One alternate way to profit from Shopify’s growth is to buy other cloud/SaaS names that benefit as Shopify attracts more clients. An example would be Avalara (NYSE:AVLR) which offers software that can calculate sales tax across all U.S. states and counties and various foreign markets. As the world’s commerce increasingly takes place online, there will be more sales, excise, VAT, and other such taxes to collect.

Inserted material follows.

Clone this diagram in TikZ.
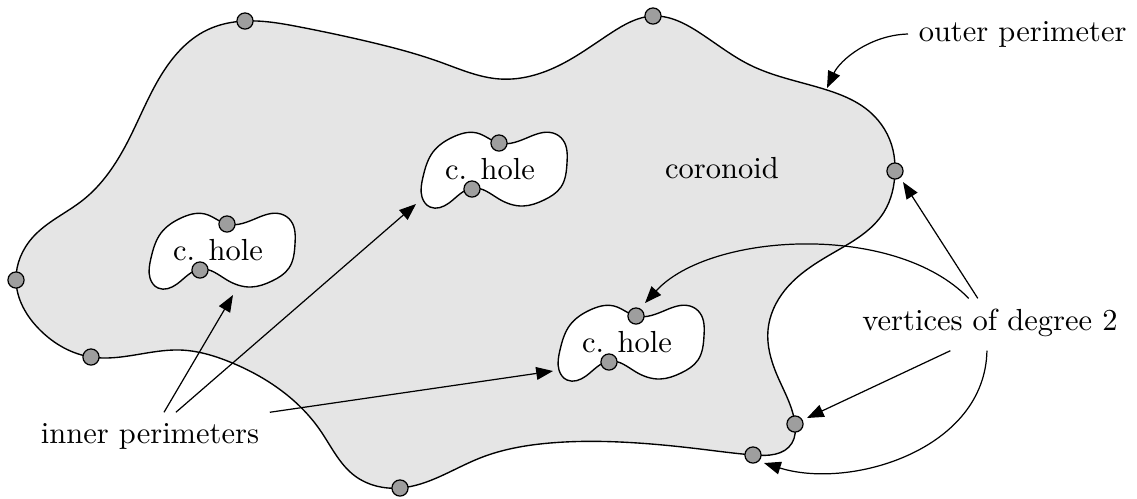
\documentclass[tikz,border=0pt]{standalone}
\usetikzlibrary{arrows.meta,hobby}
\begin{document}
\begin{tikzpicture}[x=0.328pt,y=-0.328pt,
  vtx/.style={circle,draw=black,fill=black!38,inner sep=0pt,minimum size=5.3pt,line width=0.4pt},
  arr/.style={-{Triangle[length=5.5pt,width=4.2pt]},line width=0.4pt},
  outline/.style={draw=black,line width=0.45pt}]
\useasboundingbox (0,0) rectangle (1137,498);

% coronoid outer perimeter
\path[outline,fill=black!10] plot[closed hobby] coordinates {
 (16,280) (33,237) (83,200) (127,143) (160,77) (207,30) (245,21) (300,27)
 (370,42) (440,62) (500,79) (560,65) (611,33) (653,16) (700,33) (750,65)
 (827,90) (870,112) (893,150) (895,171) (884,212) (833,253) (785,290) (768,330)
 (777,375) (795,424) (792,443) (753,455) (700,449) (620,442) (550,443) (480,458)
 (400,488) (355,476) (320,430) (275,386) (230,362) (180,350) (91,357) (40,330)};

% holes
\foreach \n/\hx/\hy in {1/227/224, 2/499/143, 3/636/316}{
  \begin{scope}[shift={(\hx,\hy)}]
    \path[outline,fill=white] plot[closed hobby] coordinates {
      (0,0) (30,-6) (54,-10) (64,-3) (68,20) (62,44) (45,57) (24,63) (0,56)
      (-26,45) (-50,60) (-69,64) (-77,54) (-76,34) (-66,9) (-46,-6) (-22,-10)};
    \node (hl\n) at (-9,26) {c. hole};
    \node[vtx] (ht\n) at (0,0) {};
    \node[vtx] (hb\n) at (-27,46) {};
  \end{scope}
}

% vertices of degree 2 on the outer perimeter
\node[vtx] (A) at (245,21) {};
\node[vtx] (B) at (653,16) {};
\node[vtx] (C) at (895,171) {};
\node[vtx] (D) at (795,424) {};
\node[vtx] (E) at (753,455) {};
\node[vtx] (F) at (400,488) {};
\node[vtx] (G) at (91,357) {};
\node[vtx] (H) at (16,280) {};

% labels
\node (cor) at (722,168) {coronoid};
\node[anchor=west] (op) at (908,34) {outer perimeter};
\node (ip) at (150,436) {inner perimeters};
\node (vd) at (990,323) {vertices of degree 2};

% arrow tip points
\coordinate (opTip) at (827,88);
\coordinate (t1) at (233,295);
\coordinate (t2) at (416,204);
\coordinate (t3) at (553,371);
\coordinate (tH3) at (645,303);
\coordinate (tC) at (903,182);
\coordinate (tD) at (807,418);
\coordinate (tE) at (764,463);

% connectors
\draw[arr] (op.west) .. controls (870,35) and (840,60) .. (opTip);
\draw[arr] ([xshift=4.6pt]ip.north) -- (t1);
\draw[arr] ([xshift=8.5pt]ip.north) -- (t2);
\draw[arr] (ip.north east) -- (t3);
\draw[arr] ([xshift=-4pt]vd.north) -- (tC);
\draw[arr] ([xshift=-7pt]vd.north) .. controls (895,222) and (710,232) .. (tH3);
\draw[arr] ([xshift=-13pt,yshift=-1pt]vd.south) -- (tD);
\draw[arr] ([xshift=-1pt,yshift=-1pt]vd.south) .. controls (985,450) and (850,490) .. (tE);
\end{tikzpicture}
\end{document}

In a world where Amazon and a couple other large players dominated the whole market, the need for services such as sales tax software was smaller, as the giants can do this in-house. E-commerce is getting more niche, however. Now, someone with a big Instagram following can set up a store via Shopify, Wix.Com (NASDAQ:WIX), or other such services that all offer built-in Avalara tax collection services.
SHOP Stock Verdict
Just as mall owners made great money last century regardless of which retailers did best, Shopify, Avalara, and other such companies that provide services to emerging online retailers will prosper in the new economic environment. For a long-term growth investor, you can definitely make the case to buy SHOP stock today, despite the big run-up over the past year.
That said, with Shopify stock specifically, I wouldn’t be surprised if shares struggle for the next few quarters. The combination of its high valuation, less attractive mergers and acquisitions activity, and short-term headwinds make shares less appealing than other alternatives.
For example, SHOP stock is selling at 30x revenues. Facebook (NASDAQ:FB), which through Instagram drives a huge portion of Shopify’s client traffic, is selling for 8x revenues. Shopify stock may keep rising, but there are more immediately promising alternatives if the whole sector continues to surge. And if tech stocks contract, Shopify would have more downside than its other peers.